Australia's official inflation rate fell in November. By the way, our CPI data are now monthly. Previously, the official indices were quarterly, because not all components were sampled monthly --- the monthly data were subsidiary to the quarterly data, and subject to revision. Now it's the other way round, with the quarterly data now derived from the monthly series, bringing Oz in line with most other countries.
The slight fall in inflation led, of course, to the market gurus postponing their projected rise in the cash rate. I wasn't convinced in my last report that the RBA needs to raise rates, and I remain unconvinced now -- see the charts below the inflation chart. Although household spending is recovering, the others are all weak. And a composite index of these five indicators, shows a post-recession recovery which has faltered. Raising the cash rate would be a bad idea.
The only factor pointing towards a strong Ozzie recovery is metal prices, which are surging. Coal and oil and iron ore are not (coal and iron ore are our major mineral exports), which is significant, because metals and minerals do tend to move in tandem during commodity booms. The boom is confined to lithium, nickel, base metals and precious metals. How sustainable is this oddly concentrated commodity price run? How much is due to heightened risk from Trump and consequent hedging by Central Banks and investors? One is led to suspect this because world growth is not exactly robust. And since the oil price is falling*, not rising, the effect of the commodity cycle on inflation here and elsewhere, will be limited. The Reserve Bank is no doubt thinking hard about all this.
However, even though I think the RBA shouldn't raise the cash rate, it certainly shouldn't cut it, until we have greater clarity on commodities.
In my last analysis, I said I would produce some charts to show that the economy is weakening, but never got round to it. Here they are.

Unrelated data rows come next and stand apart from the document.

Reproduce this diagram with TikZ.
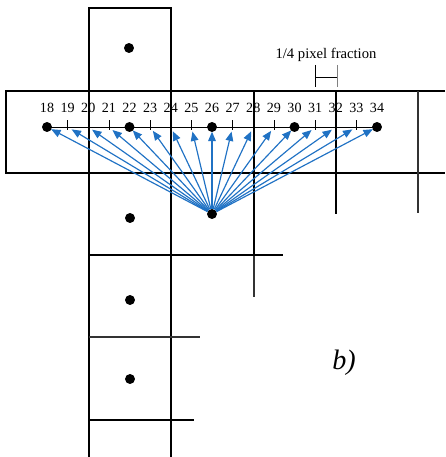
\documentclass[tikz,border=0pt]{standalone}
\usepackage{fontspec}
\setmainfont{Liberation Serif}
\usetikzlibrary{arrows.meta}
\definecolor{rayblue}{RGB}{32,114,196}

\begin{document}
\begin{tikzpicture}[x=0.03cm, y=-0.03cm,
    grid/.style={line width=1.1pt, black},
    thingrid/.style={line width=0.9pt, black!80},
    pix/.style={circle, fill=black, inner sep=0pt, minimum size=8.5pt},
    ray/.style={-{Triangle[length=8pt,width=6.5pt]}, rayblue, line width=1pt, shorten >=4pt},
    num/.style={anchor=base, inner sep=0pt, font=\fontsize{12}{14}\selectfont}
  ]
  \useasboundingbox (0,0) rectangle (445,457);

  % pixel grid
  \draw[grid] (89,457) -- (89,8) -- (171,8) -- (171,457);
  \draw[grid] (445,91) -- (6,91) -- (6,173) -- (445,173);
  \draw[grid] (254,91) -- (254,255);
  \draw[thingrid] (254,255) -- (254,297);
  \draw[grid] (336,91) -- (336,214);
  \draw[thingrid] (418,91) -- (418,213);
  \draw[grid] (89,255) -- (283,255);
  \draw[thingrid] (89,337) -- (200,337);
  \draw[grid] (89,420) -- (194,420);

  % sub-pixel positions
  \foreach \i in {18,...,34} {
    \coordinate (p\i) at ({47+(\i-18)*20.625},127);
    \node[num] (n\i) at ({47+(\i-18)*20.625},113) {\i};
  }
  \foreach \i in {19,21,...,33}
    \draw[thin] (p\i) ++(0,3) -- ++(0,-10);

  \node[pix] (src) at (212,214) {};
  \foreach \i in {18,...,34}
    \draw[ray] (src) -- (p\i);

  \draw[thin] (p18) -- (p34);
  \foreach \i in {18,22,26,30,34}
    \node[pix] (d\i) at (p\i) {};

  \node[pix] (top) at (129,48) {};
  \node[pix] (c1) at (130,218) {};
  \node[pix] (c2) at (130,300) {};
  \node[pix] (c3) at (130,379) {};

  % scale bar
  \draw[thin] (315,65) -- (315,87);
  \draw[thin, gray] (337,65) -- (337,87);
  \draw[thin] (315,77) -- (337,77);
  \node[anchor=base, inner sep=0pt, font=\fontsize{12.5}{14}\selectfont] (frac) at (326,59) {1/4 pixel fraction};

  \node[font=\fontsize{24}{28}\selectfont\itshape] (lab) at (344,363) {b)};
\end{tikzpicture}
\end{document}
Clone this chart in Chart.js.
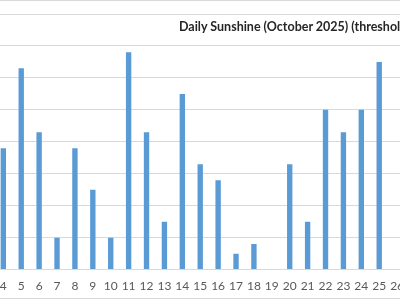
<!DOCTYPE html>
<html>
<head>
<meta charset="utf-8">
<script src="https://cdn.jsdelivr.net/npm/chart.js@4"></script>
<style>
  html, body { margin: 0; padding: 0; width: 400px; height: 300px; overflow: hidden; background: #fff; }
  #frame { position: absolute; left: 0; top: 0; width: 400px; height: 297px; border-top: 1px solid #d9d9d9; border-bottom: 1px solid #d9d9d9; }
  #wrap { position: absolute; left: -9px; top: 0; width: 422px; height: 309px; }
  #title { position: absolute; left: 179px; top: 19px; font: bold 12.5px Lato, sans-serif; color: #262626; white-space: nowrap; }
</style>
</head>
<body>
<div id="frame"></div>
<div id="wrap"><canvas id="barchart"></canvas></div>
<div id="title">Daily Sunshine (October 2025) (threshold)</div>
<script>
const days = ["4", "5", "6", "7", "8", "9", "10", "11", "12", "13", "14", "15",
  "16", "17", "18", "19", "20", "21", "22", "23", "24", "25", "26"];
const sunshineHours = [3.8, 6.3, 4.3, 1.0, 3.8, 2.5, 1.0, 6.8, 4.3, 1.5, 5.5, 3.3,
  2.8, 0.5, 0.8, 0, 3.3, 1.5, 5.0, 4.3, 5.0, 6.5, 0];

const ctx = document.getElementById("barchart").getContext("2d");
const barchart = new Chart(ctx, {
  type: "bar",
  data: {
    labels: days,
    datasets: [
      {
        label: "Sunshine",
        data: sunshineHours,
        backgroundColor: "#5b9bd5",
        borderWidth: 0,
        categoryPercentage: 1,
        barPercentage: 0.3,
      },
    ],
  },
  options: {
    responsive: true,
    maintainAspectRatio: false,
    animation: false,
    layout: { padding: { top: 14, bottom: 7, left: 0, right: 0 } },
    plugins: {
      legend: { display: false },
      title: { display: false },
      tooltip: { enabled: false },
    },
    scales: {
      x: {
        grid: { display: false, drawTicks: false },
        border: { color: "#d9d9d9" },
        ticks: {
          color: "#595959",
          font: { family: "Lato", size: 12 },
          padding: 9,
          maxRotation: 0,
          autoSkip: false,
        },
      },
      y: {
        min: 0,
        max: 8,
        ticks: { display: false, stepSize: 1 },
        grid: { color: "#d9d9d9", drawTicks: false },
        border: { display: false },
      },
    },
  },
});
</script>
</body>
</html>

| The unemployment rate continues to drift higher |
| Job ads stopped falling at the end of the recession, but they have resumed their decline |
| A composite index of the 5 indicators from the charts above suggests a post-recession rebound, followed by stagnation. |
* The most likely reason oil prices aren't rising is because the rise in EV sales and ownership in China mostly, but also elsewhere, is reducing oil demand.